Warum liegt die Rettung auch im Interesse der K?

Lukas_Mengestu

Lukas_Mengestu

8.12.2022, 13:52:28

Hallo Lorbeerbekränzte, vielen Dank für die Rückfrage! Zur Versicherungsleistung der K gehört auch der Krankentransport. Hätte A den M also nicht ins Krankenhaus gefahren, so hätte hierfür ein Krankenwagen auf Kosten der K anrücken müssen. Insofern ist der Transport auch in ihrem Interesse. Beste Grüße, Lukas - für das Jurafuchs-Team

JUL

juliavdb

27.7.2023, 11:10:35

Hallo, warum hat A gegen M und K als Gesamtschuldner einen Ersatzanspruch? Ich hätte gedacht, dass grds. M Schuldner ist und er dann einen Regressanspruch oder so gegen seine Krankenkasse hat.

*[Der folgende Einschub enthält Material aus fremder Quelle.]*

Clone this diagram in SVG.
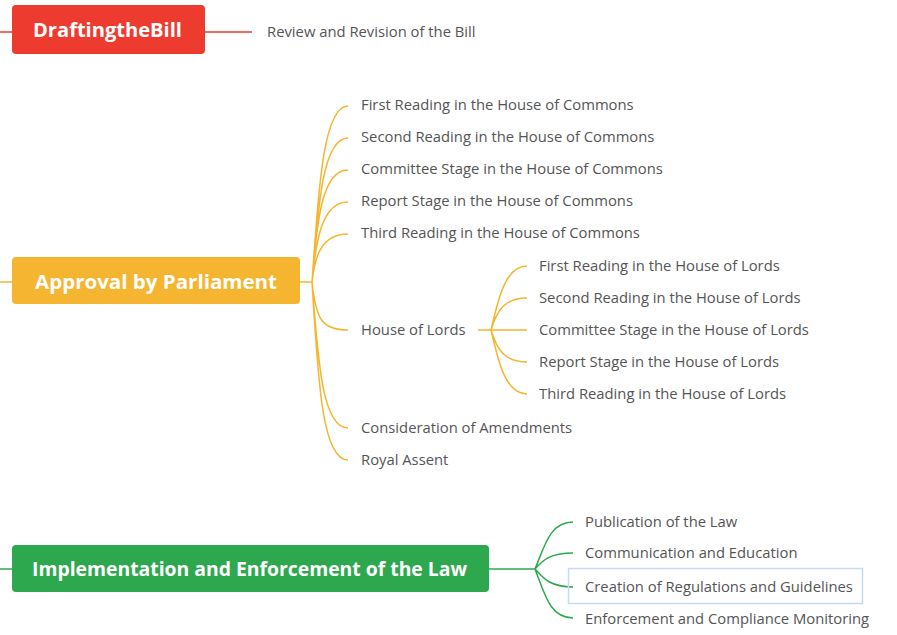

Jedenfalls verstehe ich das Versichert-Sein so, dass nur einer schuldet - grds. man selbst und wenn die Versicherung den Sachverhalt abdeckt, dann die Versicherung. Über eine Erklärung wäre ich sehr dankbar!

MAS

Mar St

26.9.2024, 19:04:04

§ 115 I VGG ist da - glaube ich - die Vorschrift🤔 Auch wenn grds erstmal nichts dagegen spricht, habe ich gerade in diesem Fall ein Störgefühl, dass die KK direkter

Anspruchsgegner

sein soll, das ich nicht mal genau beschreiben kann. Wäre toll, wenn noch jemand, der mehr Ahnung hat, was dazu sagt!😅

KP1807

KP1807

1.10.2024, 15:02:19

Ich schließe mich @[juliavdb](175409) an und würde um kurze Info bitten :)

MAL

Malwine

22.6.2024, 10:58:27

Hallo, müsste da sich der Aufwendunfgsersatzanspruch des A auf den Ersatz seiner Designerschuhe richtet, die Ansprüche auf Aufwendungsersatz des A gegen M und K nicht aus §§ 677, 683 S. 1, 670 analog ergeben, weil die Designerschuhe hier einen risikotypischen Begleitschaden darstellen? Vielen Dank im Voraus.